Each line below should be retyped exactly, with no pictures.

━━━━━ Data shown ━━━━━

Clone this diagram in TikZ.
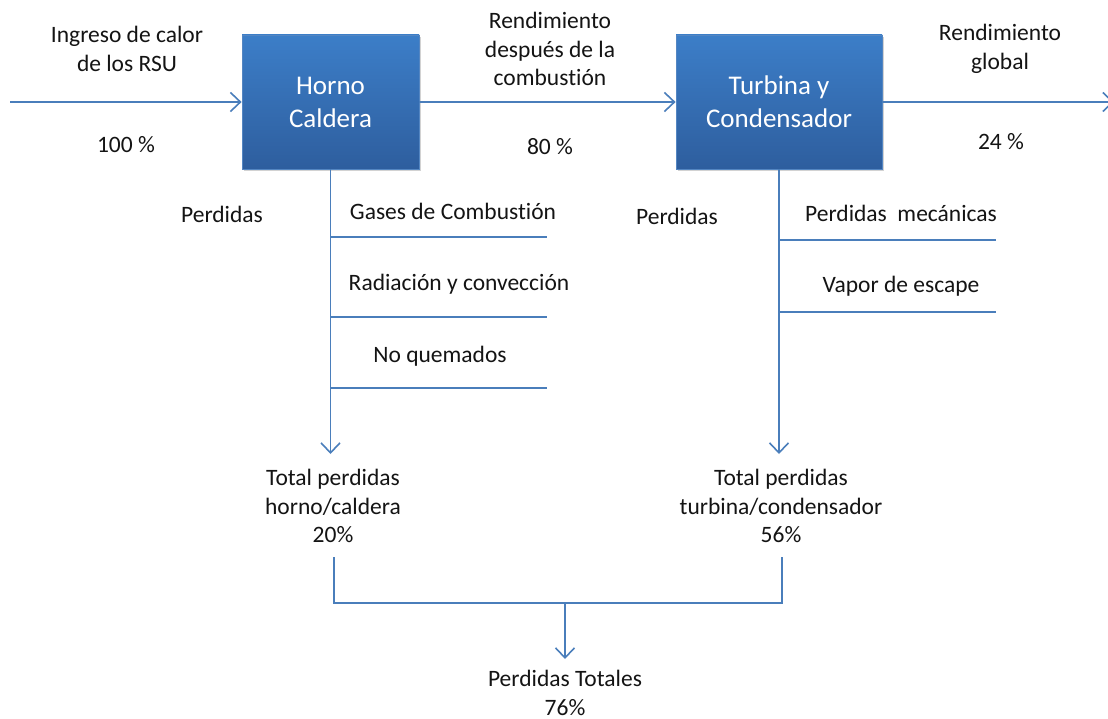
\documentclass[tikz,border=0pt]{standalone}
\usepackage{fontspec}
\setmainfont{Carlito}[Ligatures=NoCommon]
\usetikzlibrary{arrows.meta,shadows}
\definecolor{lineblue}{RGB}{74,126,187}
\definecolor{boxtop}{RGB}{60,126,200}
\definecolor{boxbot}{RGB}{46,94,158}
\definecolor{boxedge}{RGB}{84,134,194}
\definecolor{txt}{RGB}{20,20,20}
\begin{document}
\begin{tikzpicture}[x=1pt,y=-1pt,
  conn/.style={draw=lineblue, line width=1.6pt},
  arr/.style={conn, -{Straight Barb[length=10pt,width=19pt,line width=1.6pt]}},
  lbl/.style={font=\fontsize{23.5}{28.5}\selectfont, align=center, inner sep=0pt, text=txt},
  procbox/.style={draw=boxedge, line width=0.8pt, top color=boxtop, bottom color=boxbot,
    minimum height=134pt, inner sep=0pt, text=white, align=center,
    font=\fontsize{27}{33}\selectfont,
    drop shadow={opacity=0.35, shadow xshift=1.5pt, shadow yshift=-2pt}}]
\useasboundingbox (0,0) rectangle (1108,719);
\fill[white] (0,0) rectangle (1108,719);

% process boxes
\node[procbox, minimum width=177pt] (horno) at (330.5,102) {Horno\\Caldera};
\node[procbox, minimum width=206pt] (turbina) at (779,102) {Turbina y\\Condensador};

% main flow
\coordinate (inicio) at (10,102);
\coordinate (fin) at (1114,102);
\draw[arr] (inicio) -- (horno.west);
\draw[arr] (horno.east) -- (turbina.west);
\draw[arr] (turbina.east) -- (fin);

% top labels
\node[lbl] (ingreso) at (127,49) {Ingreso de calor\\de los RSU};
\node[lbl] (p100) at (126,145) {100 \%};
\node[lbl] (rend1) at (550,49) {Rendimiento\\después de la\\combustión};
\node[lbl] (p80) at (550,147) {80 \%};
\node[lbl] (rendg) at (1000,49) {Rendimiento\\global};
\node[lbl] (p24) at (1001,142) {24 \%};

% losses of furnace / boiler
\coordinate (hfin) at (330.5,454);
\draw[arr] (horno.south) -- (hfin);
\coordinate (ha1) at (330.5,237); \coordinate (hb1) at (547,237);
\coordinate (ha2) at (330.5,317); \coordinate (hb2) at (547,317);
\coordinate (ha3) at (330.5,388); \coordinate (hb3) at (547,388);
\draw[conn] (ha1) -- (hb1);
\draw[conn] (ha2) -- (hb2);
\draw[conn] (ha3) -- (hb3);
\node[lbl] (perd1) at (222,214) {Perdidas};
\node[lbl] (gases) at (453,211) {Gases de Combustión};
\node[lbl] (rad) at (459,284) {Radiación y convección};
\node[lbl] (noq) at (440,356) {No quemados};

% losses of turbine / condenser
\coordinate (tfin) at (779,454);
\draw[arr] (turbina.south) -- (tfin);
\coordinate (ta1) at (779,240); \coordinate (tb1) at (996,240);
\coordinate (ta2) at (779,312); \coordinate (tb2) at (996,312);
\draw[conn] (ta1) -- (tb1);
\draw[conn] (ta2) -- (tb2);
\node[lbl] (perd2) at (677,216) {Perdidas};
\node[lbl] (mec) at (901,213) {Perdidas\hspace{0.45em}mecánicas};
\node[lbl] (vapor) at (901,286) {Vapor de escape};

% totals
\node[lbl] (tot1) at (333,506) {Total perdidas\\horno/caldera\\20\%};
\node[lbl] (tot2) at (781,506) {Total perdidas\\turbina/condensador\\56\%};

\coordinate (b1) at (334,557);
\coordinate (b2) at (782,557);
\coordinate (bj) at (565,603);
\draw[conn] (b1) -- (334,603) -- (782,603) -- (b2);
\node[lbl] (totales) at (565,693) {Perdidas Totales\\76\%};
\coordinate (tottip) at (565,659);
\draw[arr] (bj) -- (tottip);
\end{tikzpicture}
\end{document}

━━━━━

**Solution for this problem:**
Clone this diagram in TikZ.
\documentclass[tikz,border=0pt]{standalone}
\usepackage{fontspec}
\setmainfont{Carlito}[Ligatures=NoCommon]
\usetikzlibrary{arrows.meta,shadows}
\definecolor{lineblue}{RGB}{74,126,187}
\definecolor{boxtop}{RGB}{60,126,200}
\definecolor{boxbot}{RGB}{46,94,158}
\definecolor{boxedge}{RGB}{84,134,194}
\definecolor{txt}{RGB}{20,20,20}
\begin{document}
\begin{tikzpicture}[x=1pt,y=-1pt,
  conn/.style={draw=lineblue, line width=1.6pt},
  arr/.style={conn, -{Straight Barb[length=10pt,width=19pt,line width=1.6pt]}},
  lbl/.style={font=\fontsize{23.5}{28.5}\selectfont, align=center, inner sep=0pt, text=txt},
  procbox/.style={draw=boxedge, line width=0.8pt, top color=boxtop, bottom color=boxbot,
    minimum height=134pt, inner sep=0pt, text=white, align=center,
    font=\fontsize{27}{33}\selectfont,
    drop shadow={opacity=0.35, shadow xshift=1.5pt, shadow yshift=-2pt}}]
\useasboundingbox (0,0) rectangle (1108,719);
\fill[white] (0,0) rectangle (1108,719);

% process boxes
\node[procbox, minimum width=177pt] (horno) at (330.5,102) {Horno\\Caldera};
\node[procbox, minimum width=206pt] (turbina) at (779,102) {Turbina y\\Condensador};

% main flow
\coordinate (inicio) at (10,102);
\coordinate (fin) at (1114,102);
\draw[arr] (inicio) -- (horno.west);
\draw[arr] (horno.east) -- (turbina.west);
\draw[arr] (turbina.east) -- (fin);

% top labels
\node[lbl] (ingreso) at (127,49) {Ingreso de calor\\de los RSU};
\node[lbl] (p100) at (126,145) {100 \%};
\node[lbl] (rend1) at (550,49) {Rendimiento\\después de la\\combustión};
\node[lbl] (p80) at (550,147) {80 \%};
\node[lbl] (rendg) at (1000,49) {Rendimiento\\global};
\node[lbl] (p24) at (1001,142) {24 \%};

% losses of furnace / boiler
\coordinate (hfin) at (330.5,454);
\draw[arr] (horno.south) -- (hfin);
\coordinate (ha1) at (330.5,237); \coordinate (hb1) at (547,237);
\coordinate (ha2) at (330.5,317); \coordinate (hb2) at (547,317);
\coordinate (ha3) at (330.5,388); \coordinate (hb3) at (547,388);
\draw[conn] (ha1) -- (hb1);
\draw[conn] (ha2) -- (hb2);
\draw[conn] (ha3) -- (hb3);
\node[lbl] (perd1) at (222,214) {Perdidas};
\node[lbl] (gases) at (453,211) {Gases de Combustión};
\node[lbl] (rad) at (459,284) {Radiación y convección};
\node[lbl] (noq) at (440,356) {No quemados};

% losses of turbine / condenser
\coordinate (tfin) at (779,454);
\draw[arr] (turbina.south) -- (tfin);
\coordinate (ta1) at (779,240); \coordinate (tb1) at (996,240);
\coordinate (ta2) at (779,312); \coordinate (tb2) at (996,312);
\draw[conn] (ta1) -- (tb1);
\draw[conn] (ta2) -- (tb2);
\node[lbl] (perd2) at (677,216) {Perdidas};
\node[lbl] (mec) at (901,213) {Perdidas\hspace{0.45em}mecánicas};
\node[lbl] (vapor) at (901,286) {Vapor de escape};

% totals
\node[lbl] (tot1) at (333,506) {Total perdidas\\horno/caldera\\20\%};
\node[lbl] (tot2) at (781,506) {Total perdidas\\turbina/condensador\\56\%};

\coordinate (b1) at (334,557);
\coordinate (b2) at (782,557);
\coordinate (bj) at (565,603);
\draw[conn] (b1) -- (334,603) -- (782,603) -- (b2);
\node[lbl] (totales) at (565,693) {Perdidas Totales\\76\%};
\coordinate (tottip) at (565,659);
\draw[arr] (bj) -- (tottip);
\end{tikzpicture}
\end{document}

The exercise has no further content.